> TASK DESCRIPTION: Exactly the lines from the start of the data below through the line that contains "-3.7, -3.3, 0, 0];" are to be copied, with pictures left out.

[Begin DATASET EXCERPT]

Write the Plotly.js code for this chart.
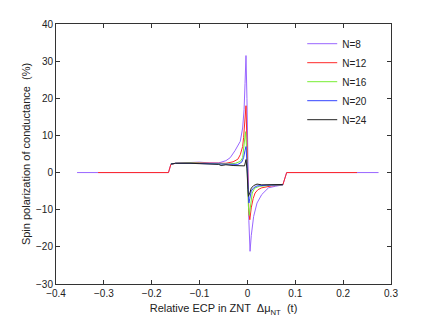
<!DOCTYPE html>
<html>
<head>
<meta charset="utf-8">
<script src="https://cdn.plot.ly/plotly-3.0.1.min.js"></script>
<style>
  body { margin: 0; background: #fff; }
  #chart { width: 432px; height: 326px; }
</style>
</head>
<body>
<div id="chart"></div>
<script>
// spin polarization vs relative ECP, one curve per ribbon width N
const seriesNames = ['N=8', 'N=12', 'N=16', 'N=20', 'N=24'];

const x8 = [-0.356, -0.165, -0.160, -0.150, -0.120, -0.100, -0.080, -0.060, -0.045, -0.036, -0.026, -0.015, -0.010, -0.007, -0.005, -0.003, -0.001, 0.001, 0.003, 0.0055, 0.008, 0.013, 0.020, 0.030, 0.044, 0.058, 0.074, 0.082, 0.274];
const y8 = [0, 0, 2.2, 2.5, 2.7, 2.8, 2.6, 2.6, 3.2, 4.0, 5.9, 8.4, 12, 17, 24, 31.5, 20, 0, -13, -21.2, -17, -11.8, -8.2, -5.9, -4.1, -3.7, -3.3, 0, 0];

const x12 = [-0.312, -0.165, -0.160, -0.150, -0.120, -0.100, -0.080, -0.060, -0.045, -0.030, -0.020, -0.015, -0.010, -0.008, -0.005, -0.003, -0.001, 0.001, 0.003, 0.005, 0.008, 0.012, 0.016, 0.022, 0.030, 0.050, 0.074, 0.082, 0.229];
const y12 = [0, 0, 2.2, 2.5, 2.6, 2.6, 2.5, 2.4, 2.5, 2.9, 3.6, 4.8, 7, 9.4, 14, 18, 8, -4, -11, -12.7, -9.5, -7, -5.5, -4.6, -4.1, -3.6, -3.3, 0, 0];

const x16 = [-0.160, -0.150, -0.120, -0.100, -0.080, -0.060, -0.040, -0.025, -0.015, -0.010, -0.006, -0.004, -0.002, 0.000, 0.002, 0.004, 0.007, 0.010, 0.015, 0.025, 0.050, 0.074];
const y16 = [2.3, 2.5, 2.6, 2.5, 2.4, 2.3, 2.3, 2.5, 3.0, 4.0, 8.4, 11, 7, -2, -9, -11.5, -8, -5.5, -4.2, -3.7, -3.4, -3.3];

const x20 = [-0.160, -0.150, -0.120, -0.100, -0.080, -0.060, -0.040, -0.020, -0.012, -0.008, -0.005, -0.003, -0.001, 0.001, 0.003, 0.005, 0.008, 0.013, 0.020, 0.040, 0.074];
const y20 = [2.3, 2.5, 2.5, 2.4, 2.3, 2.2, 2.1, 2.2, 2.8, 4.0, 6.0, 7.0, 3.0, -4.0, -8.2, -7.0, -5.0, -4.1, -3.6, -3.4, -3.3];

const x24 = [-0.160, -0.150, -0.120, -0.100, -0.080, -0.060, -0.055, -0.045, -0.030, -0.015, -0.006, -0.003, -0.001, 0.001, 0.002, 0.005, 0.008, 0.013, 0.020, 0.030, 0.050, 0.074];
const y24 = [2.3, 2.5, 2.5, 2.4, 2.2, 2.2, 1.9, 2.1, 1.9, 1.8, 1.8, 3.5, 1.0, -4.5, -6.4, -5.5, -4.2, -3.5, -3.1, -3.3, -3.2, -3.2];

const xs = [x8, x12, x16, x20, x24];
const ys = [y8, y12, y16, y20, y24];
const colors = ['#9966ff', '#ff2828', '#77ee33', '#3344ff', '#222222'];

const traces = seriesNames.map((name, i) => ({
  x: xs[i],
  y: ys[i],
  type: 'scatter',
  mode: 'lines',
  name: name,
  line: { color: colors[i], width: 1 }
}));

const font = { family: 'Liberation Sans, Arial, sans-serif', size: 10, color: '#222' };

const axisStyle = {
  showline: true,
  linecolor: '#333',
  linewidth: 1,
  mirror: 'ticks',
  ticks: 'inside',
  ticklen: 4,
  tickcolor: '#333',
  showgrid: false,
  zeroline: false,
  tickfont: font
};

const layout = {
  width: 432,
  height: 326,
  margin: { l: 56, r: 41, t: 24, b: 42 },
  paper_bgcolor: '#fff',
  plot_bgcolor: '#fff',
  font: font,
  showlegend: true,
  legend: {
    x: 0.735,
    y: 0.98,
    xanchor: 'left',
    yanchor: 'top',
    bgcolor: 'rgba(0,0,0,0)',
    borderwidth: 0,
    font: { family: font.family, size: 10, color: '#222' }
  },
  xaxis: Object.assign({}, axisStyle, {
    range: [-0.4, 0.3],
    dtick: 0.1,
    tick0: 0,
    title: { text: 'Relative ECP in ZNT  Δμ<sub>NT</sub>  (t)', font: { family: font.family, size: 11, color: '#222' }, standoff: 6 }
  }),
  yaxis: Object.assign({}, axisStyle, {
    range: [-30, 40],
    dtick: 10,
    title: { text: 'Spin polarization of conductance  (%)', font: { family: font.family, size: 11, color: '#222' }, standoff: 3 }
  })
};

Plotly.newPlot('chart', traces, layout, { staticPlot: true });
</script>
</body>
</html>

[End DATASET EXCERPT]

> RESULT:
Write the Plotly.js code for this chart.
<!DOCTYPE html>
<html>
<head>
<meta charset="utf-8">
<script src="https://cdn.plot.ly/plotly-3.0.1.min.js"></script>
<style>
  body { margin: 0; background: #fff; }
  #chart { width: 432px; height: 326px; }
</style>
</head>
<body>
<div id="chart"></div>
<script>
// spin polarization vs relative ECP, one curve per ribbon width N
const seriesNames = ['N=8', 'N=12', 'N=16', 'N=20', 'N=24'];

const x8 = [-0.356, -0.165, -0.160, -0.150, -0.120, -0.100, -0.080, -0.060, -0.045, -0.036, -0.026, -0.015, -0.010, -0.007, -0.005, -0.003, -0.001, 0.001, 0.003, 0.0055, 0.008, 0.013, 0.020, 0.030, 0.044, 0.058, 0.074, 0.082, 0.274];
const y8 = [0, 0, 2.2, 2.5, 2.7, 2.8, 2.6, 2.6, 3.2, 4.0, 5.9, 8.4, 12, 17, 24, 31.5, 20, 0, -13, -21.2, -17, -11.8, -8.2, -5.9, -4.1, -3.7, -3.3, 0, 0];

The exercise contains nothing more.